|
Hoe werkt het? Elke deelnemer krijgt een kaart met daarop de start/aankomst en een aantal posten bv. acht. Deze posten worden niet genummerd en een postenbeschrijving is niet voorzien. Elke post wordt vervangen door een gekleurd blad of een gekleurd stuk stof, telkens van een andere kleur. De deelnemers weten niet welke post met welke kleur overeenkomt. Iedere deelnemer krijgt een kleur die hij als eerste moet zoeken.
De oefening begint met een massastart. Iedereen gaat op zoek naar de post met de juiste kleur en knijpt die in zijn controlekaart. Vervolgens keren ze terug naar de start/aankomst. Hun controlekaart wordt tegengeknepen door een controleur om vals spelen te voorkomen.

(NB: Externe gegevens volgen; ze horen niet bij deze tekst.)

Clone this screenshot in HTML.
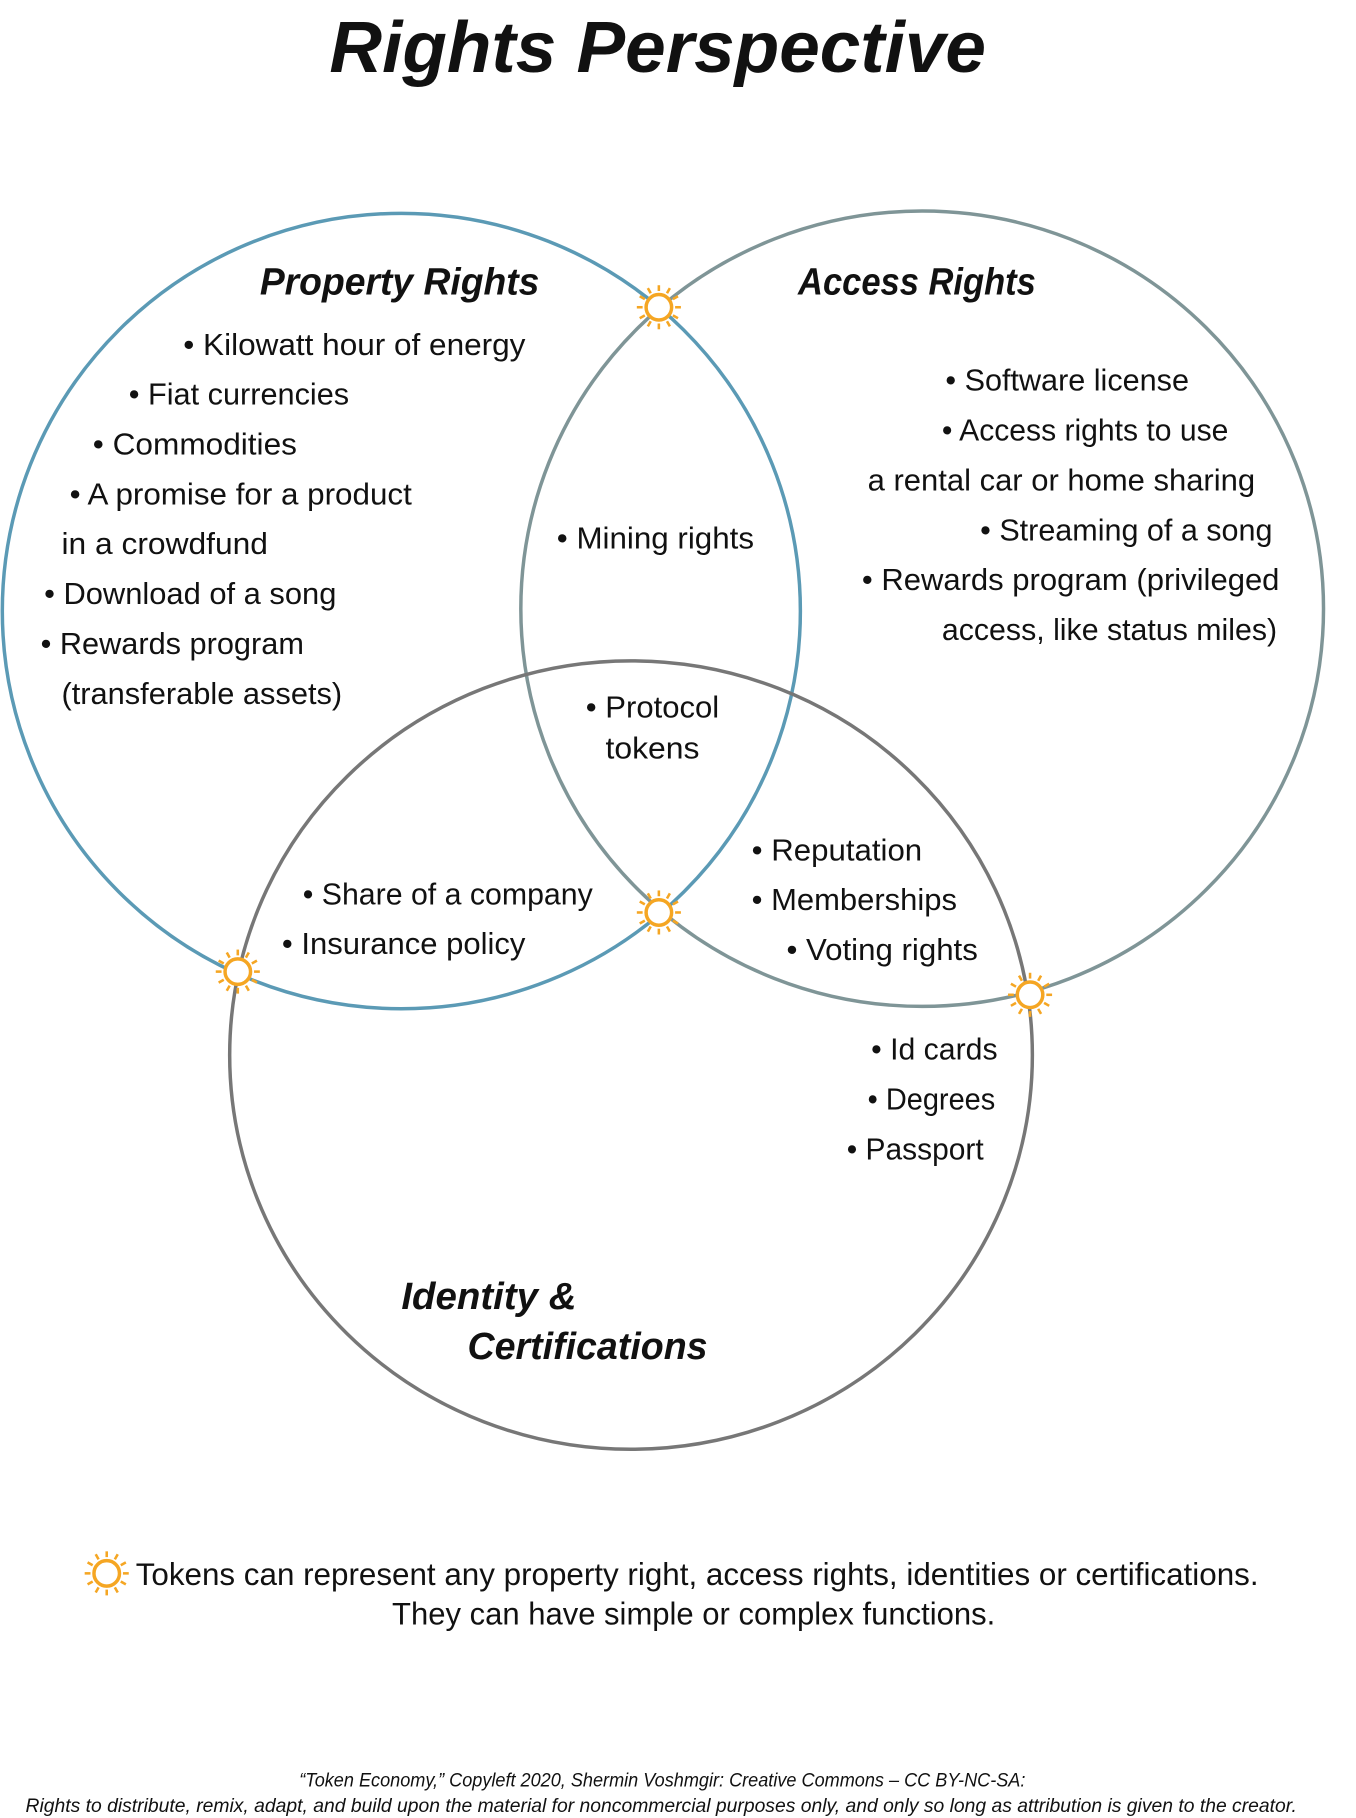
<!DOCTYPE html>
<html><head><meta charset="utf-8"><style>html,body{margin:0;padding:0;background:#fff}svg{display:block}</style></head>
<body>
<svg width="1356" height="1818" viewBox="0 0 1169 1568" preserveAspectRatio="none" xmlns="http://www.w3.org/2000/svg">
<defs>
<g id="sun">
<circle r="11" fill="#fff" stroke="#f5a623" stroke-width="3"/>
<g stroke="#f5a623" stroke-width="2.2">
<line x1="0" y1="-14" x2="0" y2="-19"/><line x1="0" y1="14" x2="0" y2="19"/>
<line x1="-14" y1="0" x2="-19" y2="0"/><line x1="14" y1="0" x2="19" y2="0"/>
<line x1="7" y1="-12.1" x2="9.5" y2="-16.5"/><line x1="-7" y1="-12.1" x2="-9.5" y2="-16.5"/>
<line x1="7" y1="12.1" x2="9.5" y2="16.5"/><line x1="-7" y1="12.1" x2="-9.5" y2="16.5"/>
<line x1="12.1" y1="-7" x2="16.5" y2="-9.5"/><line x1="-12.1" y1="-7" x2="-16.5" y2="-9.5"/>
<line x1="12.1" y1="7" x2="16.5" y2="9.5"/><line x1="-12.1" y1="7" x2="-16.5" y2="9.5"/>
</g></g>
</defs>
<g fill="none" stroke-width="3">
<ellipse cx="346" cy="527" rx="344" ry="343" stroke="#5b9ab5"/>
<ellipse cx="795" cy="525" rx="346" ry="343" stroke="#7f9597"/>
<ellipse cx="544" cy="910" rx="346" ry="340" stroke="#777"/>
</g>
<use href="#sun" x="568" y="265"/>
<use href="#sun" x="568" y="787"/>
<use href="#sun" x="205" y="838"/>
<use href="#sun" x="888" y="858"/>
<use href="#sun" x="92" y="1357"/>
<g font-family="Liberation Sans, sans-serif" fill="#111">
<text x="284" y="62" font-size="62" font-weight="bold" font-style="italic" textLength="566" lengthAdjust="spacingAndGlyphs">Rights Perspective</text>
<g font-size="33" font-weight="bold" font-style="italic">
<text x="224" y="254" textLength="241" lengthAdjust="spacingAndGlyphs">Property Rights</text>
<text x="688" y="254" textLength="205" lengthAdjust="spacingAndGlyphs">Access Rights</text>
<text x="346" y="1129" textLength="151" lengthAdjust="spacingAndGlyphs">Identity &amp;</text>
<text x="403" y="1172" textLength="207" lengthAdjust="spacingAndGlyphs">Certifications</text>
</g>
<g font-size="26">
<text x="158" y="306" textLength="295" lengthAdjust="spacingAndGlyphs">• Kilowatt hour of energy</text>
<text x="111" y="349" textLength="190" lengthAdjust="spacingAndGlyphs">• Fiat currencies</text>
<text x="80" y="392" textLength="176" lengthAdjust="spacingAndGlyphs">• Commodities</text>
<text x="60" y="435" textLength="295" lengthAdjust="spacingAndGlyphs">• A promise for a product</text>
<text x="53" y="478" textLength="178" lengthAdjust="spacingAndGlyphs">in a crowdfund</text>
<text x="38" y="521" textLength="252" lengthAdjust="spacingAndGlyphs">• Download of a song</text>
<text x="35" y="564" textLength="227" lengthAdjust="spacingAndGlyphs">• Rewards program</text>
<text x="53" y="607" textLength="242" lengthAdjust="spacingAndGlyphs">(transferable assets)</text>
<text x="815" y="337" textLength="210" lengthAdjust="spacingAndGlyphs">• Software license</text>
<text x="812" y="380" textLength="247" lengthAdjust="spacingAndGlyphs">• Access rights to use</text>
<text x="748" y="423" textLength="334" lengthAdjust="spacingAndGlyphs">a rental car or home sharing</text>
<text x="845" y="466" textLength="252" lengthAdjust="spacingAndGlyphs">• Streaming of a song</text>
<text x="743" y="509" textLength="360" lengthAdjust="spacingAndGlyphs">• Rewards program (privileged</text>
<text x="812" y="552" textLength="289" lengthAdjust="spacingAndGlyphs">access, like status miles)</text>
<text x="480" y="473" textLength="170" lengthAdjust="spacingAndGlyphs">• Mining rights</text>
<text x="505" y="619" textLength="115" lengthAdjust="spacingAndGlyphs">• Protocol</text>
<text x="522" y="654" textLength="81" lengthAdjust="spacingAndGlyphs">tokens</text>
<text x="648" y="742" textLength="147" lengthAdjust="spacingAndGlyphs">• Reputation</text>
<text x="648" y="785" textLength="177" lengthAdjust="spacingAndGlyphs">• Memberships</text>
<text x="678" y="828" textLength="165" lengthAdjust="spacingAndGlyphs">• Voting rights</text>
<text x="261" y="780" textLength="250" lengthAdjust="spacingAndGlyphs">• Share of a company</text>
<text x="243" y="823" textLength="210" lengthAdjust="spacingAndGlyphs">• Insurance policy</text>
<text x="751" y="914" textLength="109" lengthAdjust="spacingAndGlyphs">• Id cards</text>
<text x="748" y="957" textLength="110" lengthAdjust="spacingAndGlyphs">• Degrees</text>
<text x="730" y="1000" textLength="118" lengthAdjust="spacingAndGlyphs">• Passport</text>
</g>
<g font-size="27">
<text x="117" y="1367" textLength="968" lengthAdjust="spacingAndGlyphs">Tokens can represent any property right, access rights, identities or certifications.</text>
<text x="338" y="1401" textLength="520" lengthAdjust="spacingAndGlyphs">They can have simple or complex functions.</text>
</g>
<g font-size="17" font-style="italic">
<text x="258" y="1541" textLength="626" lengthAdjust="spacingAndGlyphs">“Token Economy,” Copyleft 2020, Shermin Voshmgir: Creative Commons – CC BY-NC-SA:</text>
<text x="22" y="1563" textLength="1096" lengthAdjust="spacingAndGlyphs">Rights to distribute, remix, adapt, and build upon the material  for noncommercial purposes only, and only so long as attribution is given to the creator.</text>
</g>
</g>
</svg>
</body></html>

Dan kunnen zij op een opgavenbord hun volgende kleur aflezen en terug op zoek gaan naar de juiste post. De oefening gaat door totdat alle kleuren in de opgegeven volgorde aangedaan werden. Een loper die zich vergist van kleur moet eerst terug de juiste kleur gaan zoeken vooraleer de volgende opdracht te mogen uitvoeren.
Doel van de training? Op een leuke manier bezig zijn met oriënteren terwijl er ook fysiek getraind wordt. Bij deze oefening speelt geluk een rol maar ook tactisch inzicht en memoristatievermogen. Zo kan de loper proberen te onthouden welke kleur overeenstemt met welke post, als hij aan een post van een verkeerde kleur komt. Op die manier kan de loper de volgende ronde eventueel tijd besparen. Natuurlijk mag hij dan de kleur van de post die hij aan het zoeken is niet vergeten. Bijkomend moet hij proberen te onthouden welke posten met de juiste kleur hij al gedaan heeft. Hij kan ook overwegen alle acht posten tijdens de eerste ronde aan te doen en alle kleuren proberen te onthouden om nadien geen tijd meer te verliezen. De loper mag kiezen.